The challengers filed a
lawsuit saying the new procedures violate the U.S. Constitution's Fourth
Amendment protection against unreasonable search and seizures by allowing the
government to sweep up communications with little judicial oversight.
One of the challengers,
David Nevin, who is a lawyer for the accused September 11 mastermind Khalid
Sheikh Mohammed, said the 2008 law puts lawyers on the "horns of a
dilemma."
Ethics rules prohibit
lawyers from holding sensitive conversations with clients when there's a chance
the government is eavesdropping, he said. As a result, Nevin limits what he
says by phone and email and instead travels to Guantanamo Bay, Cuba, to talk to
his client. But those constraints can make it harder to provide the effective
legal assistance that ethical rules also require.
"We've gone back to
the Stone Age," said Tina Foster, a human rights lawyer who joined a brief
in support of the challengers. "It's like eliminating the benefit of
telecommunication and access to information."
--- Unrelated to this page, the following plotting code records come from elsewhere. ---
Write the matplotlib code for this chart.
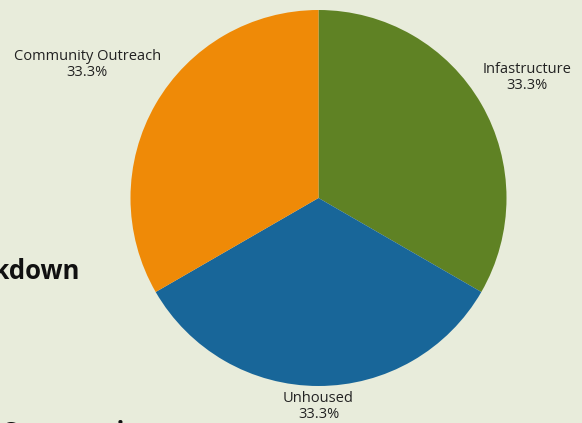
import matplotlib.pyplot as plt
import numpy as np

# Budget share per area
categories = ['Infastructure', 'Unhoused', 'Community Outreach']
shares = [1, 1, 1]
colors = ['#5f8224', '#186699', '#ef8a07']
label_dist = [1.28, 1.11, 1.42]

bg = '#e8ecdb'
plt.rcParams['font.family'] = ['Open Sans', 'DejaVu Sans']

fig = plt.figure(figsize=(5.82, 4.23), dpi=100)
fig.patch.set_facecolor(bg)

# axes in pixel units so the pie sits where it should on the page
ax = fig.add_axes([0, 0, 1, 1])

cx, cy, r = 318.5, 225, 188
wedges, _ = ax.pie(shares, colors=colors, startangle=90, counterclock=False,
                   center=(cx, cy), radius=r, frame=True,
                   wedgeprops=dict(linewidth=0))
ax.set_xlim(0, 582)
ax.set_ylim(0, 423)
ax.set_aspect('equal')
ax.axis('off')

total = sum(shares)
for w, name, val, d in zip(wedges, categories, shares, label_dist):
    mid = np.deg2rad((w.theta1 + w.theta2) / 2)
    x = cx + np.cos(mid) * r * d
    y = cy + np.sin(mid) * r * d
    ax.text(x, y, f'{name}\n{val / total * 100:.1f}%', ha='center', va='center',
            fontsize=10.5, color='#222222', linespacing=1.05)

# page heading text partly outside the figure
head = dict(fontsize=18.5, fontweight='bold', color='#111111')
fig.text(80 / 582, 1 - 279 / 423, 'Breakdown', ha='right', va='baseline', **head)
fig.text(0, 1 - 441 / 423, 'Community', ha='left', va='baseline', **head)

fig.savefig('out.png', dpi=100, facecolor=bg)
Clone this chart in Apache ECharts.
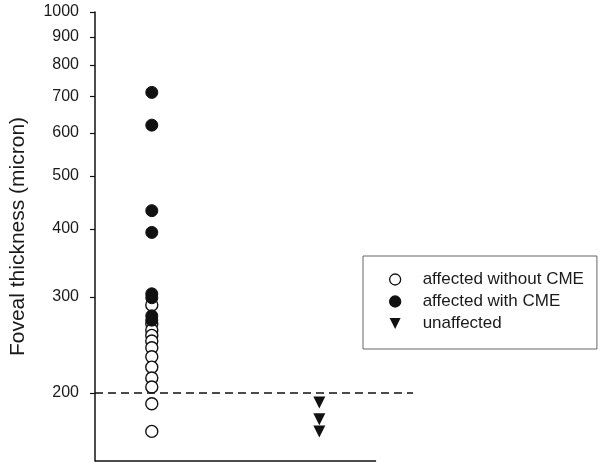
<!DOCTYPE html>
<html>
<head>
<meta charset="utf-8">
<title>Foveal thickness</title>
<script src="https://cdn.jsdelivr.net/npm/echarts@6/dist/echarts.min.js"></script>
<style>
    html, body { margin: 0; padding: 0; background: #fff; }
    #chart_1 { width: 602px; height: 467px; }
</style>
</head>
<body>
<div id="chart_1"></div>
<script>
// values (micron)
var withoutCME = [290, 268, 261, 255, 249, 242, 233, 223, 213, 205, 191, 170];
var withCME = [712, 620, 432, 394, 304, 299, 277, 272];
var unaffected = [192, 179, 170];
var yTicks = [200, 300, 400, 500, 600, 700, 800, 900, 1000];
var groupX = [1, 3.95];
var cutoff = 200;
var yMin = 150, yMax = 1000;
var xMax = 5.6, xLineEnd = 4.95;

window.addEventListener('load', function () {
    var h = echarts.init(document.getElementById('chart_1'));
    var font = "'Liberation Sans', Arial, sans-serif";
    var lg = function (v) { return Math.log10(v); };

    var pts = function (x, arr) {
        var out = [];
        for (var i = 0; i < arr.length; i++) {
            out.push([x, lg(arr[i])]);
        }
        return out;
    };

    var option = {
        backgroundColor: '#fff',
        animation: false,
        grid: { left: 93, top: 12, right: 189, bottom: 6 },
        legend: {
            orient: 'vertical',
            left: 363,
            top: 256,
            padding: [15, 13, 17, 26],
            itemGap: 5,
            itemWidth: 45,
            itemHeight: 11,
            borderColor: '#666',
            borderWidth: 1,
            itemStyle: { borderWidth: 1.3 },
            textStyle: { fontFamily: font, fontSize: 17, color: '#1a1a1a', lineHeight: 16 },
            data: ['affected without CME', 'affected with CME', 'unaffected']
        },
        xAxis: { type: 'value', min: 0, max: xMax, show: false },
        yAxis: {
            type: 'value',
            min: lg(yMin),
            max: lg(yMax),
            name: 'Foveal thickness (micron)',
            nameLocation: 'middle',
            nameGap: 66,
            nameTextStyle: { fontFamily: font, fontSize: 21, color: '#1a1a1a' },
            splitLine: { show: false },
            axisLine: { show: true, lineStyle: { color: '#111', width: 1.5 } },
            axisTick: {
                show: true,
                length: 5,
                customValues: yTicks.map(lg),
                lineStyle: { color: '#111', width: 1.2 }
            },
            axisLabel: {
                customValues: yTicks.map(lg),
                margin: 16,
                fontFamily: font,
                fontSize: 16,
                color: '#1a1a1a',
                formatter: function (v) { return String(Math.round(Math.pow(10, v))); }
            }
        },
        series: [{
            name: 'affected without CME',
            type: 'scatter',
            clip: false,
            symbol: 'circle',
            symbolSize: 12,
            itemStyle: { color: '#fff', borderColor: '#111', borderWidth: 1.4, opacity: 1 },
            data: pts(groupX[0], withoutCME),
            markLine: {
                silent: true,
                symbol: ['none', 'none'],
                label: { show: false },
                data: [
                    [{ coord: [0, lg(cutoff)], lineStyle: { color: '#111', width: 1.5, type: [8, 5] } },
                     { coord: [xMax, lg(cutoff)] }],
                    [{ coord: [0, lg(yMin)], lineStyle: { color: '#111', width: 1.5, type: 'solid' } },
                     { coord: [xLineEnd, lg(yMin)] }]
                ]
            }
        }, {
            name: 'affected with CME',
            type: 'scatter',
            symbol: 'circle',
            symbolSize: 12,
            itemStyle: { color: '#111', borderColor: '#111', opacity: 1 },
            data: pts(groupX[0], withCME)
        }, {
            name: 'unaffected',
            type: 'scatter',
            symbol: 'path://M0,0 L10,0 L5,10 Z',
            symbolSize: [12, 12],
            itemStyle: { color: '#111', opacity: 1 },
            data: pts(groupX[1], unaffected)
        }]
    };
    h.setOption(option);
    window.addEventListener('resize', function () {
        h.resize();
    });
});
</script>
</body>
</html>
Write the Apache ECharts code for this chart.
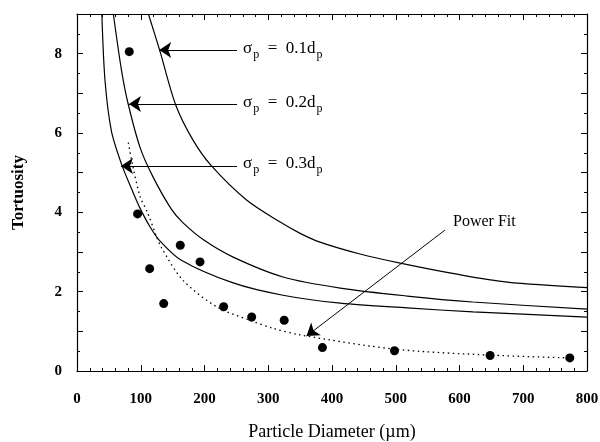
<!DOCTYPE html>
<html>
<head>
<meta charset="utf-8">
<script src="https://cdn.jsdelivr.net/npm/echarts@6/dist/echarts.min.js"></script>
<style>html,body{margin:0;padding:0;background:#fff;}#c{width:600px;height:442px;}</style>
</head>
<body>
<div id="c"></div>
<script>
// Curves: [diameter (µm), tortuosity]
const sigma01 = [[112,9.0],[130,8.07],[155,6.7],[182,5.82],[211,5.17],[266,4.31],[318,3.76],[350,3.47],[381,3.25],[444,2.95],[507,2.72],[596,2.44],[675,2.24],[800,2.10]];
const sigma02 = [[57,9.0],[70,7.56],[80,6.75],[99,5.63],[119,4.9],[148,4.08],[166,3.74],[199,3.3],[245,2.87],[323,2.37],[413,2.09],[518,1.89],[621,1.74],[800,1.56]];
const sigma03 = [[39,9.0],[44,7.31],[54,6.05],[70,5.21],[88,4.5],[99,4.1],[114,3.65],[129,3.3],[163,2.80],[245,2.22],[323,1.91],[413,1.71],[518,1.59],[621,1.49],[800,1.36]];
const powerFit = [[80.5,5.76],[88,5.13],[99,4.4],[111,3.98],[125,3.38],[132,3.12],[166,2.29],[220,1.61],[271,1.28],[307,1.08],[350,0.91],[499,0.55],[649,0.40],[773,0.33]];
const measured = [[82,8.05],[95,3.96],[114,2.58],[136,1.70],[162,3.17],[193,2.75],[230,1.62],[274,1.36],[325,1.28],[385,0.59],[498,0.51],[648,0.39],[773,0.33]];
// Annotation arrows: [from, to] in data units
const arrows = [
  [[251,8.09],[129,8.09]],
  [[251,6.73],[81.5,6.73]],
  [[251,5.17],[69,5.17]],
  [[577,3.55],[360,0.88]]
];
const labels01 = '{a|σ}{b|p}{a|  =  0.1d}{b|p}';
const labels02 = '{a|σ}{b|p}{a|  =  0.2d}{b|p}';
const labels03 = '{a|σ}{b|p}{a|  =  0.3d}{b|p}';
const fitLabel = 'Power Fit';

const FONT = 'Liberation Serif';
const chart = echarts.init(document.getElementById('c'), null, {renderer:'canvas'});
const lineStyle = {color:'#000', width:1.2};
const axisCommon = {
  type:'value',
  axisLine:{show:true, onZero:false, lineStyle:{color:'#000', width:1.2}},
  splitLine:{show:false},
  axisTick:{show:true, inside:true, length:6, lineStyle:{color:'#000', width:1}},
  minorTick:{show:true, length:3, lineStyle:{color:'#000', width:1}},
};
const rich = {
  a:{fontSize:17, fontFamily:FONT, color:'#000', verticalAlign:'top', lineHeight:20},
  b:{fontSize:12, fontFamily:FONT, color:'#000', verticalAlign:'top', lineHeight:20, padding:[9,0,0,1]}
};
const option = {
  animation:false,
  backgroundColor:'#fff',
  grid:{left:77, right:13, top:14, bottom:71, containLabel:false, outerBoundsMode:'none'},
  xAxis:[
    Object.assign({}, axisCommon, {
      position:'bottom', min:0, max:800, interval:100,
      minorTick:Object.assign({}, axisCommon.minorTick, {splitNumber:5}),
      axisLabel:{margin:21, fontSize:15, fontWeight:'bold', color:'#000', fontFamily:FONT},
      name:'Particle Diameter (µm)', nameLocation:'middle', nameGap:52,
      nameTextStyle:{fontSize:18, color:'#000', fontFamily:FONT}
    }),
    Object.assign({}, axisCommon, {
      position:'top', min:0, max:800, interval:100,
      minorTick:Object.assign({}, axisCommon.minorTick, {splitNumber:5}),
      axisLabel:{show:false}
    })
  ],
  yAxis:[
    Object.assign({}, axisCommon, {
      position:'left', min:0, max:9, interval:1,
      minorTick:Object.assign({}, axisCommon.minorTick, {splitNumber:2}),
      axisLabel:{margin:15, fontSize:15, fontWeight:'bold', color:'#000', fontFamily:FONT,
        formatter:function(v){return (v % 2 === 0) ? String(v) : '';}},
      name:'Tortuosity', nameLocation:'middle', nameGap:50, nameRotate:90,
      nameTextStyle:{fontSize:17, fontWeight:'bold', color:'#000', fontFamily:FONT}
    }),
    Object.assign({}, axisCommon, {
      position:'right', min:0, max:9, interval:1,
      minorTick:Object.assign({}, axisCommon.minorTick, {splitNumber:2}),
      axisLabel:{show:false}
    })
  ],
  series:[
    {name:'σp = 0.1dp', type:'line', data:sigma01, smooth:0.3, showSymbol:false, lineStyle:lineStyle, silent:true},
    {name:'σp = 0.2dp', type:'line', data:sigma02, smooth:0.3, showSymbol:false, lineStyle:lineStyle, silent:true},
    {name:'σp = 0.3dp', type:'line', data:sigma03, smooth:0.3, showSymbol:false, lineStyle:lineStyle, silent:true},
    {name:'Power Fit', type:'line', data:powerFit, smooth:0.3, showSymbol:false,
      lineStyle:{color:'#000', width:1.3, type:[1.5,3.5]}, silent:true},
    {name:'Measured', type:'scatter', data:measured, symbol:'circle', symbolSize:9,
      itemStyle:{color:'#000', opacity:1}, silent:true,
      markLine:{
        silent:true, symbol:['none','arrow'], symbolSize:12,
        label:{show:false},
        lineStyle:{color:'#000', width:1, type:'solid', opacity:1},
        data: arrows.map(function(a){return [{coord:a[0]},{coord:a[1]}];})
      }
    }
  ],
  graphic:[
    {type:'text', left:243, top:40, style:{text:labels01, rich:rich}},
    {type:'text', left:243, top:94, style:{text:labels02, rich:rich}},
    {type:'text', left:243, top:155, style:{text:labels03, rich:rich}},
    {type:'text', left:453, top:214, style:{text:fitLabel, fontSize:16, fontFamily:FONT, fill:'#000'}}
  ]
};
chart.setOption(option);
</script>
</body>
</html>
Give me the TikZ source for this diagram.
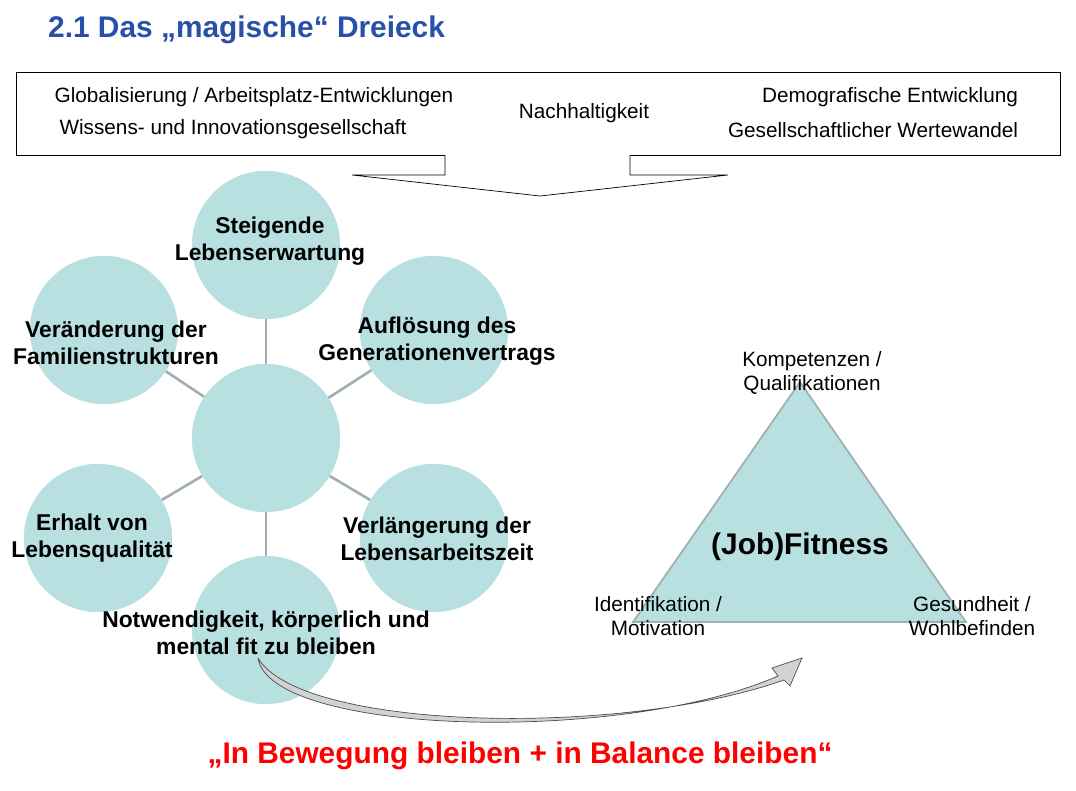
\documentclass[tikz,border=0pt]{standalone}
\usepackage{fontspec}
\setmainfont{Liberation Sans}
\usetikzlibrary{positioning}
\definecolor{titleblue}{RGB}{40,80,170}
\definecolor{teal}{RGB}{184,224,224}
\definecolor{gline}{RGB}{160,175,175}
\tikzset{
  bubble/.style={circle, fill=teal, minimum size=2.96cm, inner sep=0pt},
  blabel/.style={font=\bfseries\fontsize{13}{15}\selectfont, align=center},
  tlabel/.style={font=\fontsize{11.8}{14}\selectfont},
  spoke/.style={gline, line width=1.5pt}
}
\begin{document}
\begin{tikzpicture}[x=0.02cm, y=-0.02cm]
\useasboundingbox (0,0) rectangle (1076,791);
\node[font=\bfseries\fontsize{17}{20}\selectfont, text=titleblue, anchor=west] (title) at (42,30) {2.1 Das „magische“ Dreieck};
% top box with arrow
\draw (445,155) -- (16,155) -- (16,72) -- (1060,72) -- (1060,155) -- (630,155);
\draw (445,155) -- (445,175) -- (352,175) -- (540,196) -- (728,175) -- (630,175) -- (630,155);
\node[tlabel] (glob) at (254,97) {Globalisierung / Arbeitsplatz-Entwicklungen};
\node[tlabel] (wiss) at (233,129) {Wissens- und Innovationsgesellschaft};
\node[tlabel] (nach) at (584,113) {Nachhaltigkeit};
\node[tlabel] (demo) at (890,97) {Demografische Entwicklung};
\node[tlabel] (gese) at (873,130) {Gesellschaftlicher Wertewandel};
% bubbles
\node[bubble] (mid) at (266,438) {};
\node[bubble] (top) at (266,245) {};
\node[bubble] (ul) at (104,330) {};
\node[bubble] (ur) at (434,330) {};
\node[bubble] (ll) at (98,538) {};
\node[bubble] (lr) at (434,538) {};
\node[bubble] (bot) at (266,630) {};
\foreach \n in {top,ul,ur,ll,lr,bot}
  \draw[spoke] (mid) -- (\n);
\foreach \n in {mid,top,ul,ur,ll,lr,bot}
  \node[bubble] at (\n) {};
\node[blabel] at (270,241) {Steigende\\Lebenserwartung};
\node[blabel] at (116,343) {Veränderung der\\Familienstrukturen};
\node[blabel] at (437,341) {Auflösung des\\Generationenvertrags};
\node[blabel] at (92,538) {Erhalt von\\Lebensqualität};
\node[blabel] at (437,539) {Verlängerung der\\Lebensarbeitszeit};
\node[blabel] at (266,633) {Notwendigkeit, körperlich und\\mental fit zu bleiben};
% triangle
\coordinate (apex) at (800,382);
\coordinate (bl) at (633,622);
\coordinate (br) at (966,622);
\draw[fill=teal, draw=gline, line width=1pt] (apex) -- (br) -- (bl) -- cycle;
\node[font=\bfseries\fontsize{17}{20}\selectfont] (fit) at (800,547) {(Job)Fitness};
\node[tlabel, align=center] (komp) at (812,373) {Kompetenzen /\\Qualifikationen};
\node[tlabel, align=center] (iden) at (658,616) {Identifikation /\\Motivation};
\node[tlabel, align=center] (gesu) at (972,616) {Gesundheit /\\Wohlbefinden};
% curved arrow
\coordinate (start) at (258,658);
\draw[fill=gray!35, draw=black!70] (start) .. controls (270,735) and (620,745) .. (778,676)
  -- (772,668) -- (802,658) -- (790,686) -- (784,680)
  .. controls (620,738) and (300,730) .. (start);
\node[font=\bfseries\fontsize{17}{20}\selectfont, text=red] (motto) at (520,756) {„In Bewegung bleiben + in Balance bleiben“};
\end{tikzpicture}
\end{document}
In 2009 a federal district
court in New York found that the challengers failed to prove they had been
harmed by the law. But in 2011 the 2nd U.S. Circuit Court of Appeals disagreed,
allowing the suit to proceed based on the plaintiffs' fear of surveillance and
the cost of trying to avoid it.
The government then
petitioned the Supreme Court, arguing that the challengers did not have
standing to bring their suit. To have standing, the challengers had to show
that their injuries were "actual or imminent, not conjectural or
hypothetical," the government said in its petition.
Six former U.S. attorneys
general have submitted a brief supporting the government, warning that allowing
the suit to proceed would open the floodgates to litigation that would risk
exposing state secrets.
The Justice Department
declined to comment before Monday's oral arguments.
In separate litigation,
civil liberties groups tried to hold phone companies including AT&T Inc,
Sprint Nextel Corp and Verizon
Communications Inc
accountable for helping the government eavesdrop on private conversations. A
federal appeals court in December found the companies immune to the suits, and
the Supreme Court this month declined to review that case.
The case before the U.S.
Supreme Court is Clapper et al v. Amnesty International et al, No. 11-1025.